— WHAT THE TASK ASKS —
Exactly retype the lines from the top of the data through the line containing "import matplotlib.pyplot as plt", leaving out every picture.

━━━━━ DATA SUPPLIED

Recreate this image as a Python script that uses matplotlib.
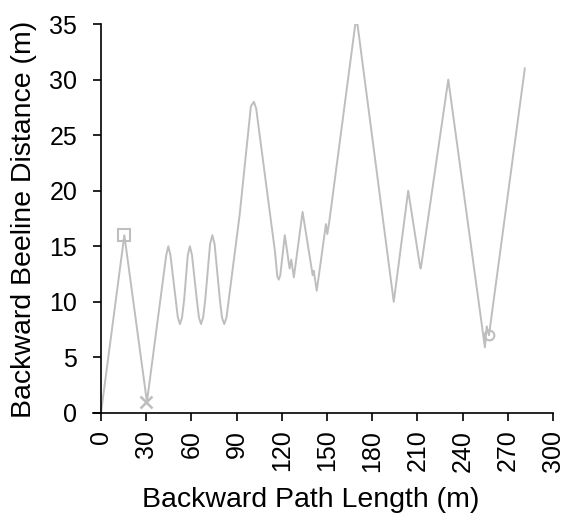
import matplotlib
matplotlib.use("Agg")
import matplotlib.pyplot as plt

# Backward path length (m) and beeline distance (m)
path_length = [0, 15.5, 30.5, 43.3, 44.7, 46.1, 49.6, 51, 52.4, 53.8, 55.2,
               57.6, 59, 60.4, 63.6, 65, 66.4, 67.8, 69.2,
               72.4, 73.9, 75.4, 78.9, 80.3, 81.8, 83.3, 84.8,
               92, 99.5, 101.5, 103, 115.5, 117, 118, 119, 122, 125.2, 126.3, 128, 133.8,
               140.5, 141.2, 143.2, 149.3, 150.2, 151.5, 168.8, 170.2, 194.3,
               203.9, 211.5, 212.1, 212.7, 230.5, 254.8, 256, 257.5, 258.3, 281.3]
beeline = [0, 16, 1, 14.2, 15, 14.2, 10.2, 8.6, 8, 8.6, 10.2,
           14.2, 15, 14.2, 10.2, 8.6, 8, 8.6, 10.2,
           15.2, 16, 15.2, 10.2, 8.6, 8, 8.6, 10.2,
           17.8, 27.6, 28, 27.4, 14.5, 12.3, 12, 12.4, 16, 13, 13.8, 12.2, 18.1,
           12.4, 12.8, 11, 17, 16.1, 17.2, 35, 35, 10,
           20, 13.4, 13, 13.4, 30, 5.9, 7.8, 7, 7.8, 31]

# special markers
start_x, start_y = [15.5], [16]
turn_x, turn_y = [30], [1]
end_x, end_y = [257.5], [7]

xticks = list(range(0, 301, 30))
yticks = list(range(0, 36, 5))

FONT = "Liberation Sans"
plt.rcParams["font.family"] = [FONT, "DejaVu Sans"]

W, H = 572, 522
fig = plt.figure(figsize=(W / 100, H / 100), dpi=100)
ax = fig.add_axes([93 / W, 1 - 413 / H, 460 / W, 389 / H])

gray = "#BEBEBE"
ax.plot(path_length, beeline, color=gray, lw=1.4, solid_joinstyle="round", zorder=2)
ax.plot(start_x, start_y, marker="s", ms=8, mfc="none", mec=gray, mew=1.5, ls="none", zorder=3)
ax.plot(turn_x, turn_y, marker="x", ms=9, mec=gray, mew=1.8, ls="none", zorder=3)
ax.plot(end_x, end_y, marker="o", ms=7, mfc="none", mec=gray, mew=1.5, ls="none", zorder=3)

ax.set_xlim(-5.3, 300)
ax.set_ylim(0, 35)
ax.spines["top"].set_visible(False)
ax.spines["right"].set_visible(False)
ax.spines["left"].set_position(("data", 0))
ax.spines["left"].set_bounds(0, 35)
for s in ("left", "bottom"):
    ax.spines[s].set_linewidth(1.2)
    ax.spines[s].set_color("black")

ax.set_xticks(xticks)
ax.set_yticks(yticks)
ax.set_xticklabels([str(v) for v in xticks], rotation=90, fontsize=18)
ax.set_yticklabels([str(v) for v in yticks], fontsize=18)
ax.tick_params(axis="x", direction="out", length=6, width=1.2, pad=6)
ax.tick_params(axis="y", direction="out", length=6, width=1.2, pad=11)

fig.text(311 / W, 1 - 500 / H, "Backward Path Length (m)", ha="center", va="center", fontsize=20.5)
fig.text(24 / W, 1 - 219 / H, "Backward Beeline Distance (m)", ha="center", va="center",
         rotation=90, fontsize=20.5)

fig.savefig("out.png", dpi=100)
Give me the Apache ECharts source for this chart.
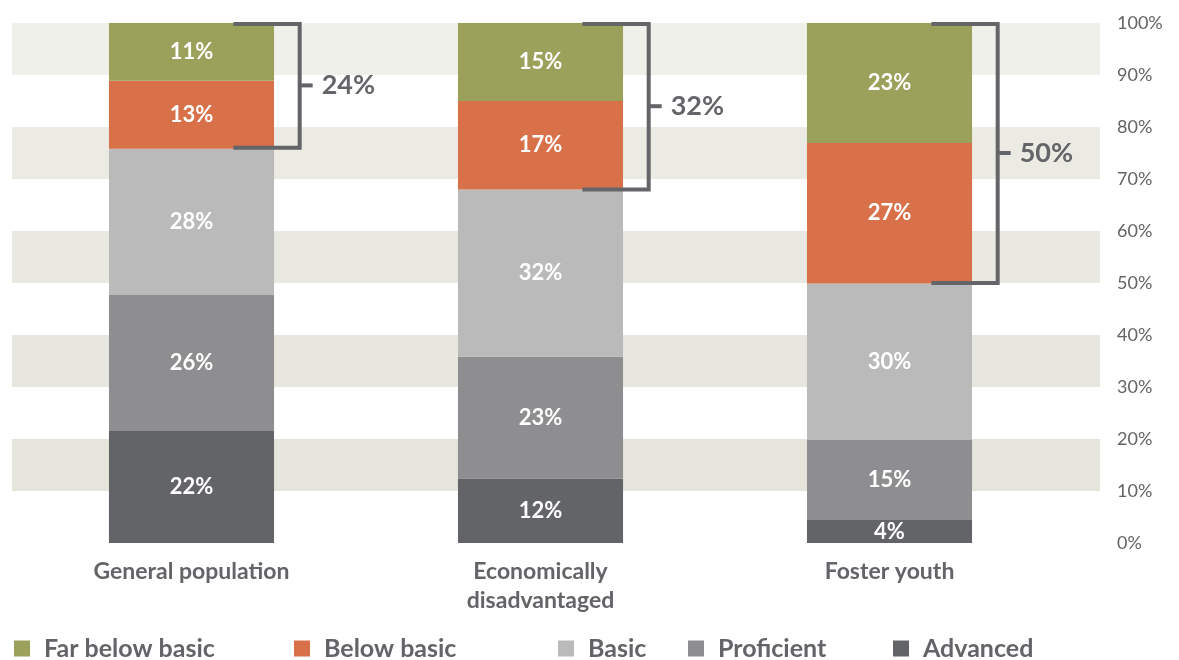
<!DOCTYPE html>
<html>
<head>
<meta charset="utf-8">
<script src="https://cdn.jsdelivr.net/npm/echarts@6/dist/echarts.min.js"></script>
<style>html,body{margin:0;padding:0;background:#fff;}#c{width:1179px;height:660px;}</style>
</head>
<body>
<div id="c"></div>
<script>
const categories = ['General population', 'Economically\ndisadvantaged', 'Foster youth'];
const advanced = [21.7, 12.4, 4.4];
const proficient = [26.0, 23.4, 15.4];
const basic = [28.1, 32.2, 30.1];
const belowBasic = [13.1, 17.0, 27.0];
const farBelowBasic = [11.1, 15.0, 23.1];
const bracketTotals = [24, 32, 50];
const yTicks = [0, 10, 20, 30, 40, 50, 60, 70, 80, 90, 100];

const FONT = 'Lato';
const TXT = '#636467';
const colors = {
  'Advanced': '#636467',
  'Proficient': '#8e8e90',
  'Basic': '#bababa',
  'Below basic': '#d8714a',
  'Far below basic': '#9ba05a'
};

function barSeries(name, data) {
  return {
    name: name, type: 'bar', stack: 'total', xAxisIndex: 1, yAxisIndex: 1,
    barWidth: '47.3%', data: data,
    itemStyle: { color: colors[name] },
    label: {
      show: true, position: 'inside', color: '#fff', fontFamily: FONT,
      fontWeight: 'bold', fontSize: 22,
      formatter: p => Math.round(p.value) + '%'
    }
  };
}

// bracket data: [categoryIndex, low, high, total]
const bracketData = categories.map((c, i) => [i, 100 - bracketTotals[i], 100, bracketTotals[i]]);

const legendNames = ['Far below basic', 'Below basic', 'Basic', 'Proficient', 'Advanced'];
const legendLeft = [14, 294, 558, 688, 893];

const option = {
  animation: false,
  backgroundColor: '#fff',
  grid: [
    { left: 12, right: 79, top: 23, bottom: 117 },
    { left: 17, right: 115, top: 23, bottom: 117 }
  ],
  legend: legendNames.map((n, i) => ({
    data: [n], left: legendLeft[i], top: 636, itemWidth: 16, itemHeight: 16, icon: 'rect',
    selectedMode: false, padding: 0,
    textStyle: { fontFamily: FONT, fontSize: 25, fontWeight: 'bold', color: TXT, padding: [0, 0, 0, 9] }
  })),
  xAxis: [
    { gridIndex: 0, type: 'value', min: 0, max: 1, show: false },
    {
      gridIndex: 1, type: 'category', data: categories,
      axisLine: { show: false }, axisTick: { show: false },
      axisLabel: { fontFamily: FONT, fontSize: 23, fontWeight: 'bold', color: TXT, margin: 14, lineHeight: 29 }
    }
  ],
  yAxis: [
    {
      gridIndex: 0, type: 'value', position: 'right', min: 0, max: 100, interval: 10,
      axisLine: { show: false }, axisTick: { show: false },
      splitLine: { show: false },
      splitArea: { show: true, areaStyle: { color: ['rgba(0,0,0,0)', '#e5e5dc', 'rgba(0,0,0,0)', '#e7e7df', 'rgba(0,0,0,0)', '#e9e9e2', 'rgba(0,0,0,0)', '#ebebe4', 'rgba(0,0,0,0)', '#eff0ea'] } },
      axisLabel: {
        fontFamily: FONT, fontSize: 18, color: TXT, margin: 17,
        formatter: v => (yTicks.indexOf(v) >= 0 ? v + '%' : '')
      }
    },
    { gridIndex: 1, type: 'value', min: 0, max: 100, show: false }
  ],
  series: [
    barSeries('Advanced', advanced),
    barSeries('Proficient', proficient),
    barSeries('Basic', basic),
    barSeries('Below basic', belowBasic),
    barSeries('Far below basic', farBelowBasic),
    {
      type: 'custom', xAxisIndex: 1, yAxisIndex: 1, z: 10,
      data: bracketData,
      encode: { x: 0, y: [1, 2] },
      renderItem: function (params, api) {
        const cat = api.value(0);
        const lo = api.value(1), hi = api.value(2), tot = api.value(3);
        const top = api.coord([cat, hi]);
        const bot = api.coord([cat, lo]);
        const bw = api.size([1, 0])[0];
        const xV = top[0] + bw * 0.31;
        const xS = top[0] + bw * 0.12;
        const midY = (top[1] + bot[1]) / 2;
        const lineStyle = { stroke: '#646568', lineWidth: 4, fill: null };
        return {
          type: 'group',
          children: [
            { type: 'polyline', shape: { points: [[xS, top[1] + 1], [xV, top[1] + 1], [xV, bot[1]], [xS, bot[1]]] }, style: lineStyle },
            { type: 'line', shape: { x1: xV, y1: midY, x2: xV + 13, y2: midY }, style: lineStyle },
            { type: 'text', style: { text: tot + '%', x: xV + 22, y: midY, fill: '#646568', fontFamily: FONT, fontWeight: 'bold', fontSize: 27, align: 'left', verticalAlign: 'middle' } }
          ]
        };
      }
    }
  ]
};

const chart = echarts.init(document.getElementById('c'));
chart.setOption(option);
</script>
</body>
</html>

━━━━━━━━━━

— RESULT —
Recreate this image as a Python script that uses matplotlib.
import matplotlib
matplotlib.use("Agg")
import matplotlib.pyplot as plt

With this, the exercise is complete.